Exercise directions — Retype nothing but the lines running from the line that contains "Write a LaTeX" to the last line, both ends included, and skip every image.

Material for the task —

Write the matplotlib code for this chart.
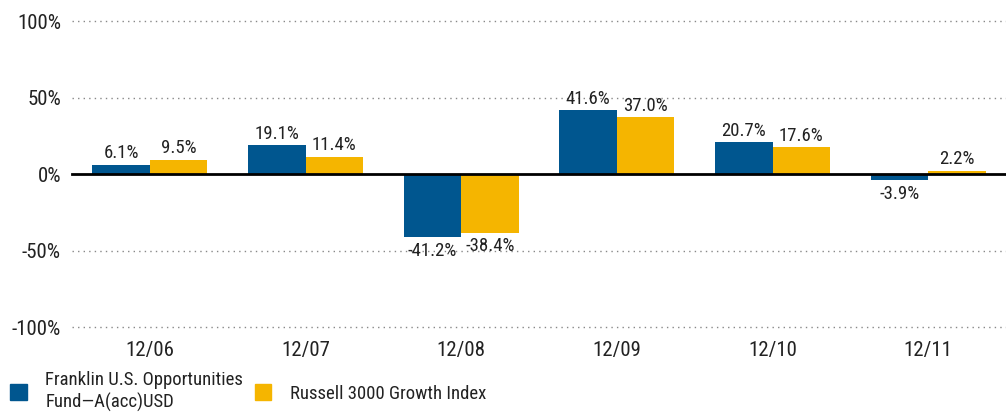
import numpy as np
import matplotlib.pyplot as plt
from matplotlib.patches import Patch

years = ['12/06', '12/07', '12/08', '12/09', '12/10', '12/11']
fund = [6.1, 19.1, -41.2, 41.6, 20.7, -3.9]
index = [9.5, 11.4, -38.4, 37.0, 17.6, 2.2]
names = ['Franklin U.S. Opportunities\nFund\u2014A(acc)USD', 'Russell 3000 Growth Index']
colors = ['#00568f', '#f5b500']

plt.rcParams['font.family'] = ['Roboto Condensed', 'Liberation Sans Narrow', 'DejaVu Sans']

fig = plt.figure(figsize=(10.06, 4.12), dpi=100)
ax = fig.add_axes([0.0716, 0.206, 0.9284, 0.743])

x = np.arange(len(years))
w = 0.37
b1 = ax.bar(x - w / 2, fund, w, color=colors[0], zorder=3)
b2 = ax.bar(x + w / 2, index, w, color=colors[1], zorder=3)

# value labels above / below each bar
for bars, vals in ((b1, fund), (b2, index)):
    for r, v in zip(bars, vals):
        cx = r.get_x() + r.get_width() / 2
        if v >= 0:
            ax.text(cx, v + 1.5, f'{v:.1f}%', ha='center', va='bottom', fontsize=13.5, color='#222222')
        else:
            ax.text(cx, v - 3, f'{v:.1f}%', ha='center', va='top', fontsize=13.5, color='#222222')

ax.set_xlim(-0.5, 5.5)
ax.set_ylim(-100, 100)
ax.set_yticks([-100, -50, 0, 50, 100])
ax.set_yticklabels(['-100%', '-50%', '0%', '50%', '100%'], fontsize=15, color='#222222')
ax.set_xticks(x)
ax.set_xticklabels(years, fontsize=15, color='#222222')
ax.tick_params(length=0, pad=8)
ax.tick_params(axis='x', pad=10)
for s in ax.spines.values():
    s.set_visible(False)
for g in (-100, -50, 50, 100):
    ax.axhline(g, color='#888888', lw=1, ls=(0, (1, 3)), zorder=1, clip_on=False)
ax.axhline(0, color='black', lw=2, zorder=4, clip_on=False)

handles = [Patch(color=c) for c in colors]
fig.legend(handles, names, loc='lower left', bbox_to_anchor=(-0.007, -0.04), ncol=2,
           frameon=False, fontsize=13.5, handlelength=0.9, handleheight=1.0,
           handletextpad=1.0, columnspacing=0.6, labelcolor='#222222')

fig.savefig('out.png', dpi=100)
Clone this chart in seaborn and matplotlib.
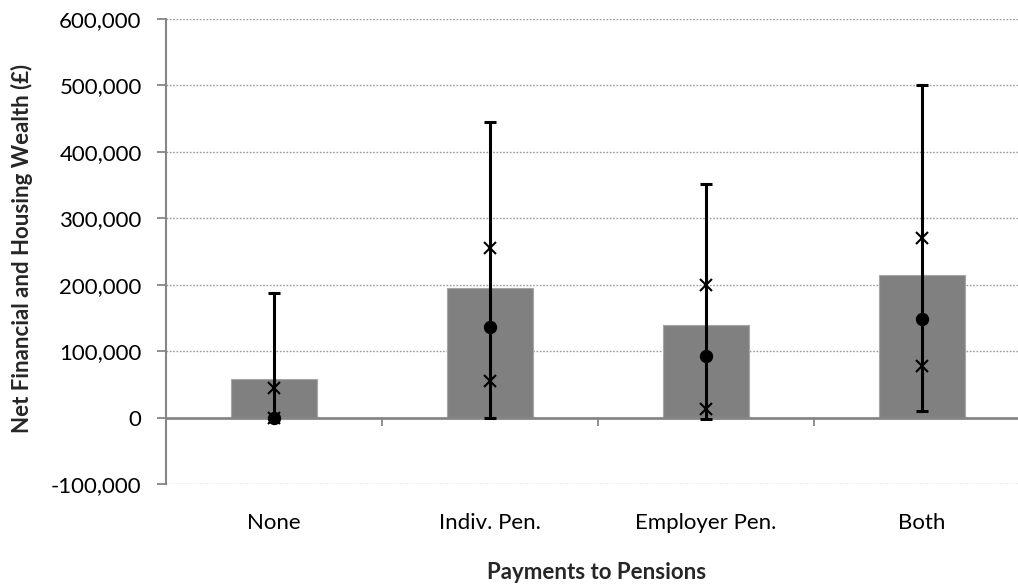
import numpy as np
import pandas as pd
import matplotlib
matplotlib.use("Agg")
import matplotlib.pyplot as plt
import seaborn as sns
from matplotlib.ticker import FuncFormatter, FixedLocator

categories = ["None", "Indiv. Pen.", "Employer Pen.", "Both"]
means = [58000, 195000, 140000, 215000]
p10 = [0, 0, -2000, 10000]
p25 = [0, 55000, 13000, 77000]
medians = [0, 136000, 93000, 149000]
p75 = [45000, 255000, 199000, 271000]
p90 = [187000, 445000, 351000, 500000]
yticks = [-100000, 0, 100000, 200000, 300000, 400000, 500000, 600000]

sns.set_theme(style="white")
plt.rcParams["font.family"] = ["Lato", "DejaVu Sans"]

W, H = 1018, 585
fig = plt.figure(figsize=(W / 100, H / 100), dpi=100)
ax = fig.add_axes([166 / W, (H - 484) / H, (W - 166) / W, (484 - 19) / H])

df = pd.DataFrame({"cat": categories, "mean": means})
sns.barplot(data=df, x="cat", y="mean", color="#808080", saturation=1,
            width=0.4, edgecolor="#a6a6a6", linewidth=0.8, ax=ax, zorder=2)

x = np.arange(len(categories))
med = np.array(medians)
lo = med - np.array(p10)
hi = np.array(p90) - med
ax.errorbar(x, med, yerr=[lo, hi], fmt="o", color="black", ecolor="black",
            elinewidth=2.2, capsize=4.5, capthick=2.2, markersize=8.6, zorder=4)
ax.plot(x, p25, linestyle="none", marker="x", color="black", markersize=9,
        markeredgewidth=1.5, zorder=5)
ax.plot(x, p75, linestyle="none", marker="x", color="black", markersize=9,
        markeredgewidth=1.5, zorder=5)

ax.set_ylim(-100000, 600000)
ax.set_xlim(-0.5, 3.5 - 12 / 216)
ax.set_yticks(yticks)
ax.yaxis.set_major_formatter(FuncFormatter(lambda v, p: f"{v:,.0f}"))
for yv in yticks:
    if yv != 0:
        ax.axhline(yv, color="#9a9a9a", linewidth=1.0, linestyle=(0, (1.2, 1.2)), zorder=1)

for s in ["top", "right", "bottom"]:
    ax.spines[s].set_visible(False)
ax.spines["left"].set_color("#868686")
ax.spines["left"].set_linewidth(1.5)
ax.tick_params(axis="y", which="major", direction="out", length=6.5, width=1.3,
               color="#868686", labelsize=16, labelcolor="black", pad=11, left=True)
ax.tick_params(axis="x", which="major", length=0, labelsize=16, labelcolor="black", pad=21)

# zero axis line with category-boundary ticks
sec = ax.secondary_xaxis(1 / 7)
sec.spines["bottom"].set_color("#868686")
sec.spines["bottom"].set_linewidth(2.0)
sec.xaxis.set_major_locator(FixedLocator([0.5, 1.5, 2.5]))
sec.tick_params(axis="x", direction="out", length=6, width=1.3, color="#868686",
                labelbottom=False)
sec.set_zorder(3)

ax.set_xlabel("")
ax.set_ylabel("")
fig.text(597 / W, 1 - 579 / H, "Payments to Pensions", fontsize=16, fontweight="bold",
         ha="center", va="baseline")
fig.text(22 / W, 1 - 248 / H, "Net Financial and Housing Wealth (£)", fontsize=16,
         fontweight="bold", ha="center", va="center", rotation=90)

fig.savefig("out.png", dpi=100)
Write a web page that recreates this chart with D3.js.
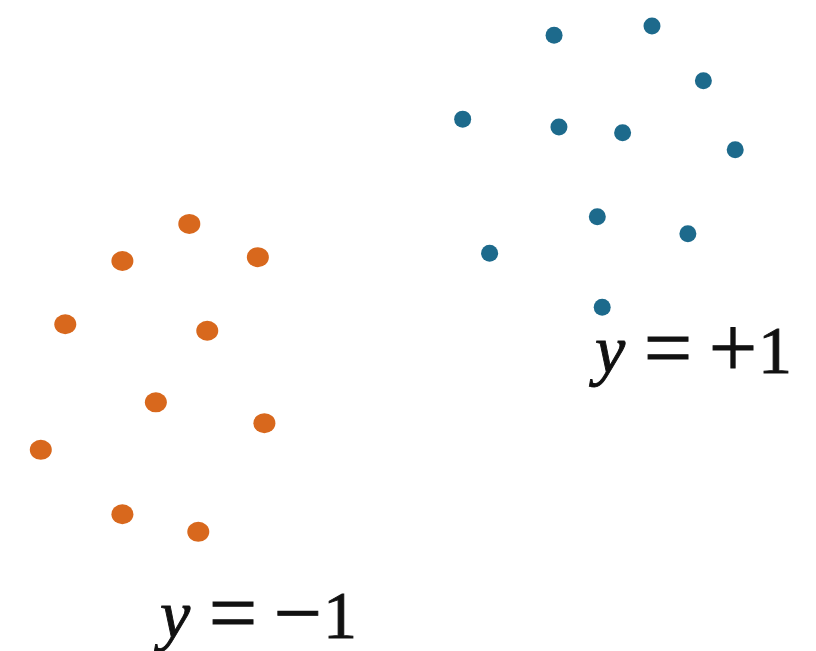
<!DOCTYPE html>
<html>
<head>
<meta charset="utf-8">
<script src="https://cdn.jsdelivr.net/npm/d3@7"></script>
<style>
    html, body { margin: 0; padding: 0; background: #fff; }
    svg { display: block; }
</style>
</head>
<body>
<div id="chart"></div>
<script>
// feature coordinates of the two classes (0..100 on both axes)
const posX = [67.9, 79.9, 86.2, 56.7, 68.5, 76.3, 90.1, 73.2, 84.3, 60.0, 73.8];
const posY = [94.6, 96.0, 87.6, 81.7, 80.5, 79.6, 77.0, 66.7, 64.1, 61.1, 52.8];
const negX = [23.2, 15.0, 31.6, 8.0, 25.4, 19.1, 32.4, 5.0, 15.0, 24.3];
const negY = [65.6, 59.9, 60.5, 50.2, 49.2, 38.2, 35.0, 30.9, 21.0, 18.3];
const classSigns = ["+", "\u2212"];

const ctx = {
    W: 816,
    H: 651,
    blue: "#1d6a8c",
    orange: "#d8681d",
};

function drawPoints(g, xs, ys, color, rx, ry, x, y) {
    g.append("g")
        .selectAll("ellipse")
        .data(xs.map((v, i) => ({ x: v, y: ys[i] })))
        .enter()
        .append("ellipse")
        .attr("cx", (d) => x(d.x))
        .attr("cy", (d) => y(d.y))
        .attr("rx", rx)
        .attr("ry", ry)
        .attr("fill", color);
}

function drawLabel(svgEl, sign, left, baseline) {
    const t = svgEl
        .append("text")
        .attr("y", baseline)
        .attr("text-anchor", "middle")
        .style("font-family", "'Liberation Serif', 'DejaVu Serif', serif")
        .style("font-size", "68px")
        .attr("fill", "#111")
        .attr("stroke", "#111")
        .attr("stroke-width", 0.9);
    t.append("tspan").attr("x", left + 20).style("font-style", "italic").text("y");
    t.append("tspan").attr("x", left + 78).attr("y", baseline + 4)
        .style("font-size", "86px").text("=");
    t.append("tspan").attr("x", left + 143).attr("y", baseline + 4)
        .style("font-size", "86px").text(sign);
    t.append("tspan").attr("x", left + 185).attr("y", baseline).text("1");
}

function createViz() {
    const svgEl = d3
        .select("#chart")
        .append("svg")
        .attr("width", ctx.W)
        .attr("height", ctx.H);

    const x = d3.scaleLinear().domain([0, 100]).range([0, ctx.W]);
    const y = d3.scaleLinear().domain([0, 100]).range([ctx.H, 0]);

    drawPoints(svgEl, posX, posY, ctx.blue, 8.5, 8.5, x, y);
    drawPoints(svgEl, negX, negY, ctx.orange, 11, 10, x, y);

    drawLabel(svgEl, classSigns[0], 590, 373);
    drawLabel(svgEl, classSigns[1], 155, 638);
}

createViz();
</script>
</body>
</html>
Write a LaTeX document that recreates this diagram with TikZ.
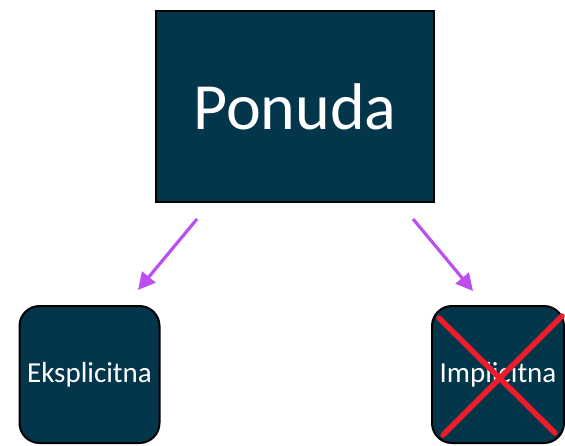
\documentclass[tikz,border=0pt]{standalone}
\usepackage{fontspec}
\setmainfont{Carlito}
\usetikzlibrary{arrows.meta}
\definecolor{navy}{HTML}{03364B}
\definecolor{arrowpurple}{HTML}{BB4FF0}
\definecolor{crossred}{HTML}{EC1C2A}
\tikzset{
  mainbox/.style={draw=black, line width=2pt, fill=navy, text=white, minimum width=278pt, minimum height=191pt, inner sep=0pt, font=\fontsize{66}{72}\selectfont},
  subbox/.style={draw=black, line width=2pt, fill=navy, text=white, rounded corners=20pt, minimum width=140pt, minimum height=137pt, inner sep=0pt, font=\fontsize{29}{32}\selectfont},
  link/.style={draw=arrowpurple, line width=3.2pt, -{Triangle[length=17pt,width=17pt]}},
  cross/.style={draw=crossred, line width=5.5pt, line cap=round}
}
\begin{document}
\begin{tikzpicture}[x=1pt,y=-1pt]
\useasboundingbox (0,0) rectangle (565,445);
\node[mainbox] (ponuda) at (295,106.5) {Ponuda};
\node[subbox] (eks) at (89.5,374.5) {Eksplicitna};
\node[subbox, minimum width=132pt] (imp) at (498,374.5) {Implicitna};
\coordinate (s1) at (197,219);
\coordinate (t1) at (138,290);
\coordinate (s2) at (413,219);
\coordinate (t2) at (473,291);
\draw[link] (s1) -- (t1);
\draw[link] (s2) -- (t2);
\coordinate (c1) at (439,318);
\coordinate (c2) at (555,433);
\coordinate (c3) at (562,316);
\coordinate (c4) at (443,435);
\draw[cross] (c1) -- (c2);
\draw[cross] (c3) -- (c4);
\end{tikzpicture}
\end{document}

Problem solution —
Write a LaTeX document that recreates this diagram with TikZ.
\documentclass[tikz,border=0pt]{standalone}
\usepackage{fontspec}
\setmainfont{Carlito}
\usetikzlibrary{arrows.meta}
\definecolor{navy}{HTML}{03364B}
\definecolor{arrowpurple}{HTML}{BB4FF0}
\definecolor{crossred}{HTML}{EC1C2A}
\tikzset{
  mainbox/.style={draw=black, line width=2pt, fill=navy, text=white, minimum width=278pt, minimum height=191pt, inner sep=0pt, font=\fontsize{66}{72}\selectfont},
  subbox/.style={draw=black, line width=2pt, fill=navy, text=white, rounded corners=20pt, minimum width=140pt, minimum height=137pt, inner sep=0pt, font=\fontsize{29}{32}\selectfont},
  link/.style={draw=arrowpurple, line width=3.2pt, -{Triangle[length=17pt,width=17pt]}},
  cross/.style={draw=crossred, line width=5.5pt, line cap=round}
}
\begin{document}
\begin{tikzpicture}[x=1pt,y=-1pt]
\useasboundingbox (0,0) rectangle (565,445);
\node[mainbox] (ponuda) at (295,106.5) {Ponuda};
\node[subbox] (eks) at (89.5,374.5) {Eksplicitna};
\node[subbox, minimum width=132pt] (imp) at (498,374.5) {Implicitna};
\coordinate (s1) at (197,219);
\coordinate (t1) at (138,290);
\coordinate (s2) at (413,219);
\coordinate (t2) at (473,291);
\draw[link] (s1) -- (t1);
\draw[link] (s2) -- (t2);
\coordinate (c1) at (439,318);
\coordinate (c2) at (555,433);
\coordinate (c3) at (562,316);
\coordinate (c4) at (443,435);
\draw[cross] (c1) -- (c2);
\draw[cross] (c3) -- (c4);
\end{tikzpicture}
\end{document}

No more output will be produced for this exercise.